One such change is the below clause that deals with the payment of overhead and profit:
e. General contractor fees and charges will only be included in the estimated reasonable replacement costs if it is reasonably likely that the services of a general contractor will be required to manage, supervise and coordinate the repairs. However, actual cash value settlements will not include estimated general contractor fees or charges for general contractor's services unless and until you actually incur and pay such fees and charges, unless the law of your state requires that such fees and charges be paid with the actual cash value settlement.
I see two major issues with this clause. First, and perhaps most obvious, is the language that makes the decision to pay overhead and profit subjective. While the traditional view is that overhead and profit will be paid if three or more trades are involved in the repair, this policy states that overhead and profit will only be paid “if it is reasonably likely that the services of a general contractor will be required to manage, supervise and coordinate the repairs” (emphasis added). The insurance carrier will be the one to determine if a general contractor is necessary regardless of the number of trades or complexity of the work to be performed. I can only imagine the fights this will cause.
The second major problem with this clause: overhead and profit is only paid once incurred by the insured. Making overhead and profit an incurred coverage item can put a huge burden on an insured that may not have the means to front the expense. Imagine a homeowner has a fire that destroys their home. The replacement cost of the home is $200,000 and after overhead and profit is added the total rebuild cost is then $240,000. However, the home is older and the insurance carrier depreciates the home by $50,000 making an actual cash value payment of $150,000. In that instance, Farmers would write a check for $150,000 for a $240,000 loss. The insured can’t make a claim for the recoverable depreciation or overhead and profit until those costs are incurred. The insured would have to front $90,000 to secure full indemnification under the policy.
Finally, it should be noted that the policy form this clause was taken from is the one used by Farmers in Pennsylvania.

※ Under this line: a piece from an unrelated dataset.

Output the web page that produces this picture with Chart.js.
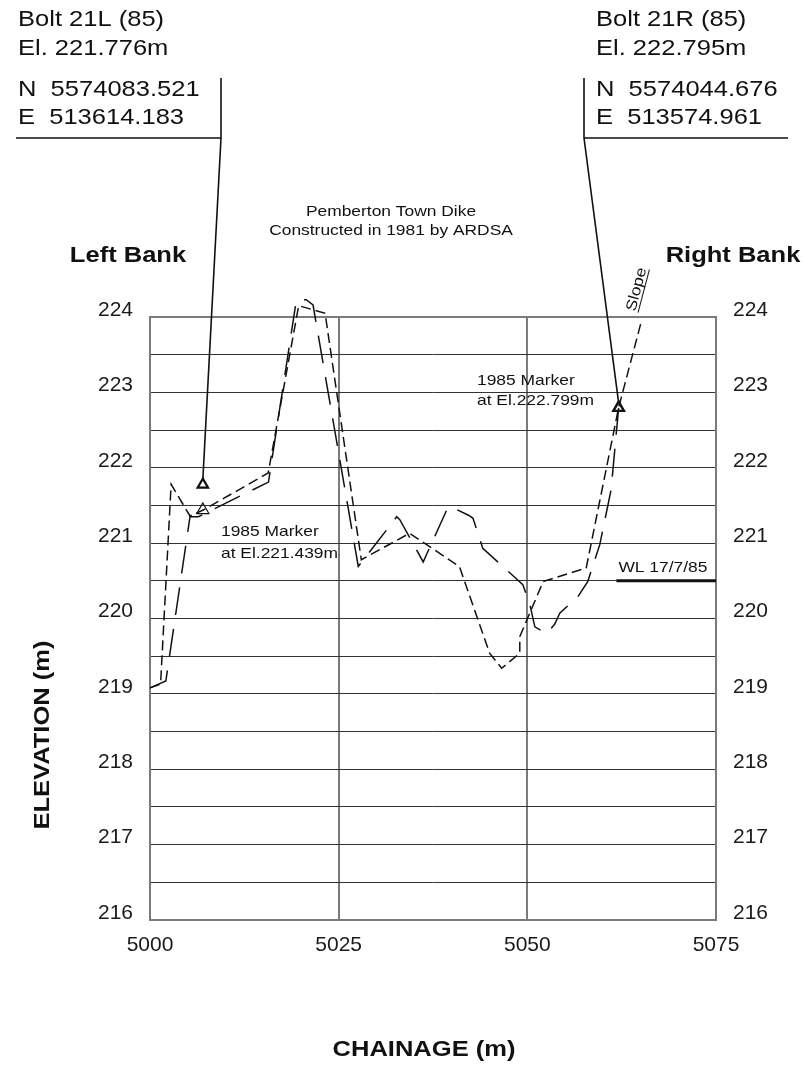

I wonder why this provision is even in the policy as it states that overhead and profit will only be paid when incurred, “unless the law of your state requires that such fees and charges be paid with the actual cash value settlement.” As my learned colleague, Larry Bache, wrote in October, 2012, Pennsylvania law requires overhead and profit to be paid as part of the actual cash value payment. However, after conversations with some folks working claims in Pennsylvania, that does not seem to be how the claims are being administered.
If you have been following this series, you may be noticing a trend, the policy seems to have a lot more words and a lot less coverage. Reading it, I feel like I am entering the Twilight Zone.